Trinity University, San Antonio | News Release

 

FOR IMMEDIATE RELEASE

CONTACT: Susie P. Gonzalez

susie.gonzalez@trinity.edu

April 9, 2009

 

Two High School Educators Awarded 2009 Trinity Prize for Excellence in Teaching

 

SAN ANTONIO – Two high school educators have been awarded the 2009 Trinity Prize for Excellence in Teaching for their outstanding performance in public education.  Karen LaPorte Pumphrey, applied learning teacher at Clark High School in the Northside Independent School District, and Louis Sifuentes, a math teacher at Cole Middle/High School in the Fort Sam Houston Independent School District, were selected from 20 distinguished educators nominated by area schools for their commitment and passion to education. 

 

Each winner received a crystal apple and a $2,500 check during surprise visits to their classrooms on April 9 by Paul Kelleher, chair and the Murchison Distinguished Professor of Education at Trinity. Professor Kelleher believes that announcing the award in front of their peers and students is very meaningful to the teachers and enhances the celebratory nature of the Trinity Prize.

 

The winners will be honored in an April 17 ceremony on the campus of Trinity University, which sponsors the award along with the H-E-B Grocery Co. and the San Antonio Express-News.  The Trinity Prize, instituted in 1982 by the University’s department of education, is the area’s longest-running award to honor and recognize outstanding public school teachers in greater San Antonio and Bexar County and surrounding counties.

 

Karen LaPorte Pumphrey

As the lead applied learning environment teacher and coordinator of the special education department at Clark High School, Mrs.
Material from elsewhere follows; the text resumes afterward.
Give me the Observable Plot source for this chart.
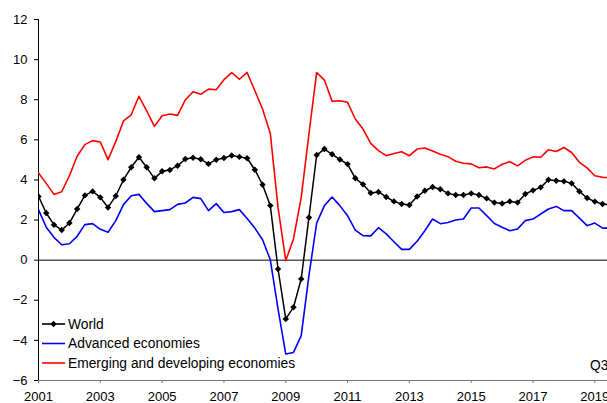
<!DOCTYPE html>
<html>
<head>
<meta charset="utf-8">
<script src="https://cdn.jsdelivr.net/npm/d3@7"></script>
<script src="https://cdn.jsdelivr.net/npm/@observablehq/plot@0.6"></script>
<style>
  html, body { margin: 0; padding: 0; background: #fff; overflow: hidden; }
  #chart { width: 607px; height: 403px; }
</style>
</head>
<body>
<div id="chart"></div>
<script>
// Quarterly series, 2001 Q1 – 2019 Q3 (% y/y)
const startYear = 2001;
const world = [3.18,2.35,1.77,1.5,1.85,2.55,3.23,3.43,3.13,2.63,3.2,4.01,4.63,5.13,4.63,4.08,4.43,4.5,4.71,5.04,5.11,5.03,4.8,5.01,5.09,5.22,5.15,5.08,4.51,3.76,2.72,-0.44,-2.93,-2.35,-0.94,2.13,5.24,5.54,5.28,5.02,4.79,4.08,3.78,3.35,3.4,3.15,2.93,2.8,2.75,3.17,3.46,3.65,3.54,3.33,3.25,3.25,3.33,3.25,3.08,2.87,2.83,2.93,2.87,3.3,3.48,3.63,4.01,3.96,3.93,3.83,3.43,3.1,2.92,2.8,2.75];
const advanced = [2.52,1.64,1.14,0.77,0.82,1.19,1.77,1.82,1.54,1.39,1.97,2.77,3.21,3.28,2.83,2.42,2.47,2.52,2.78,2.85,3.13,3.07,2.47,2.82,2.38,2.42,2.52,2.08,1.6,1.02,0.02,-2.43,-4.68,-4.6,-3.76,-0.77,1.85,2.72,3.15,2.72,2.22,1.5,1.22,1.21,1.62,1.31,0.92,0.54,0.54,0.94,1.47,2.05,1.82,1.88,2.0,2.05,2.6,2.6,2.22,1.83,1.64,1.47,1.55,1.97,2.05,2.3,2.55,2.68,2.47,2.47,2.1,1.72,1.85,1.6,1.6];
const emerging = [4.35,3.83,3.28,3.41,4.21,5.18,5.76,5.96,5.89,5.01,5.91,6.94,7.25,8.17,7.45,6.67,7.2,7.29,7.22,7.99,8.4,8.27,8.53,8.5,9.0,9.35,9.02,9.36,8.45,7.54,6.32,2.63,-0.02,1.06,3.13,6.29,9.36,8.98,7.92,7.95,7.87,7.04,6.54,5.82,5.46,5.21,5.32,5.41,5.21,5.54,5.59,5.44,5.28,5.16,4.93,4.83,4.8,4.61,4.65,4.55,4.78,4.91,4.7,4.98,5.15,5.13,5.51,5.42,5.62,5.37,4.88,4.6,4.21,4.13,4.12];
const seriesNames = ["World", "Advanced economies", "Emerging and developing economies"];
const seriesColors = ["#000000", "#0000ff", "#ff0000"];
const xTicks = [2001,2003,2005,2007,2009,2011,2013,2015,2017,2019];
const yTicks = [-6,-4,-2,0,2,4,6,8,10,12];
const lastLabel = "Q3";

const toRows = (arr) => arr.map((v, i) => ({t: startYear + i / 4, v}));
const wRows = toRows(world), aRows = toRows(advanced), eRows = toRows(emerging);

const svg = Plot.plot({
  width: 607,
  height: 403,
  marginLeft: 38,
  marginRight: 0,
  marginTop: 19,
  marginBottom: 23,
  style: {fontFamily: "'Liberation Sans', Arial, sans-serif", fontSize: "13px", color: "#000", background: "#fff", overflow: "hidden"},
  x: {domain: [2001, 2019.41]},
  y: {domain: [-6, 12]},
  marks: [
    Plot.axisY({ticks: yTicks, tickSize: 4, tickPadding: 7, label: null, stroke: "#000"}),
    Plot.axisX({ticks: xTicks, tickSize: 3, tickPadding: 8, label: null, tickFormat: d => String(d), stroke: "#777"}),
    Plot.ruleY([0], {stroke: "#000", strokeWidth: 1}),
    Plot.ruleY([-6], {stroke: "#777", strokeWidth: 1}),
    Plot.ruleX([2001], {stroke: "#000", strokeWidth: 1}),
    Plot.line(eRows, {x: "t", y: "v", stroke: seriesColors[2], strokeWidth: 1.6, clip: true}),
    Plot.line(aRows, {x: "t", y: "v", stroke: seriesColors[1], strokeWidth: 1.6, clip: true}),
    Plot.line(wRows, {x: "t", y: "v", stroke: seriesColors[0], strokeWidth: 1.5, clip: true}),
    Plot.dot(wRows, {x: "t", y: "v", symbol: "diamond2", r: 2.9, fill: seriesColors[0], stroke: "none", clip: true})
  ]
});
document.getElementById("chart").appendChild(svg);

// In-plot legend (bottom-left) and the "Q3" note
const g = d3.select(svg).append("g")
  .attr("font-family", "'Liberation Sans', Arial, sans-serif")
  .attr("font-size", 13.8)
  .attr("text-anchor", "start");
const rowY = [324, 343.5, 363];
seriesNames.forEach((name, i) => {
  const row = g.append("g").attr("transform", `translate(42,${rowY[i]})`);
  row.append("line").attr("x1", 0).attr("x2", 23).attr("stroke", seriesColors[i]).attr("stroke-width", 1.6);
  if (i === 0) row.append("path").attr("d", d3.symbol(d3.symbolDiamond2, 26)()).attr("transform", "translate(11.5,0)").attr("fill", "#000");
  row.append("text").attr("x", 26).attr("dy", "0.35em").attr("fill", "#000").attr("text-anchor", "start").text(name);
});
g.append("text").attr("x", 590).attr("y", 365).attr("dy", "0.35em").attr("fill", "#000").attr("text-anchor", "start").text(lastLabel);
</script>
</body>
</html>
Pumphrey reaches developmentally challenged students and forever changes their perception of the world around them. She says teaching is a lifestyle, not a job, and invites students to celebrate milestones in her own life. She created the Friends Having Fun clubs to provide opportunities for students with disabilities to meet and socialize with their non-disabled peers. Outings have included ranch camps, spaghetti dinners, and karaoke nights that have become the model for similar clubs at other district high schools. Her students not only have disabilities such as autism or visual impairments, but are refugees from Somalia, Afghanistan, and Iran. “Teaching them is my privilege and their stories of success summarize the highlights of my professional career.”

 

 

Louis Sifuentes

 

Students walking into the classroom of Mr. Sifuentes know they enter a welcoming environment, but they also know he has high expectations for their class work and behavior.  Some are children of military members deployed to war zones or recovering from injuries, so he knows they might be preoccupied with thoughts not related to mathematics. Thus, he says he must reach them before he can teach them, so he offers tutoring at lunch and after school at what he calls “Cole University.” An excellent role model, Mr. Sifuentes says his managerial and leadership skills were honed by his military service in both the U.S. Marine Corps and the Air Force. He also is an adjunct professor at St. Philip’s College and has organized a Habitat for Humanity project for Cole students. To guide his work, he asks himself, “Would I enjoy being a student in my own classroom?”

 

A committee of business leaders and Trinity education students selected the Trinity Prize winners.  Committee members were Amy Dameron Phipps, executive director of the Zachry Foundation; Joseph M. Lazor, director of the UTEACH Program in the College of Education and Human Development at the University of Texas at San Antonio; Richard Perez, president and CEO of the Greater San Antonio Chamber of Commerce; and Trinity students Niki Sandifer, outstanding senior in education, who will earn a bachelor’s degree in May and pursue a Master of Arts in Teaching in 2010, and Eloisa Flores, outstanding junior in education, who is a candidate for a bachelor’s degree in 2010 and a master’s in 2011.

 

At the April 17 ceremony, the 2008 National Teacher of the Year, Michael Geisen, will deliver the annual Kappa Delta Pi lecture to celebrate the practice of teaching. He was educated in forest resource management but felt during the early days of his forestry career that he was missing a direct connection with people. He discovered that he needed to have a relationship in his work, and he needed to teach. Returning to the classroom, Mr. Geisen earned a Master of Arts in Teaching with a science endorsement from Southern Oregon University and began teaching science at Crook County Middle School in Prineville, Ore. His classroom goal is to ignite a passion for learning in as many people as possible. “In my teaching I strive to bring together creativity and science, to unite my students into a community, and to help each person in this community connect with the big ideas of science.” Mr. Geisen’s principal calls him a “natural” at understanding the middle school student, and one of those students said of his skills, “If he wanted to, he could make watching grass grow interesting.”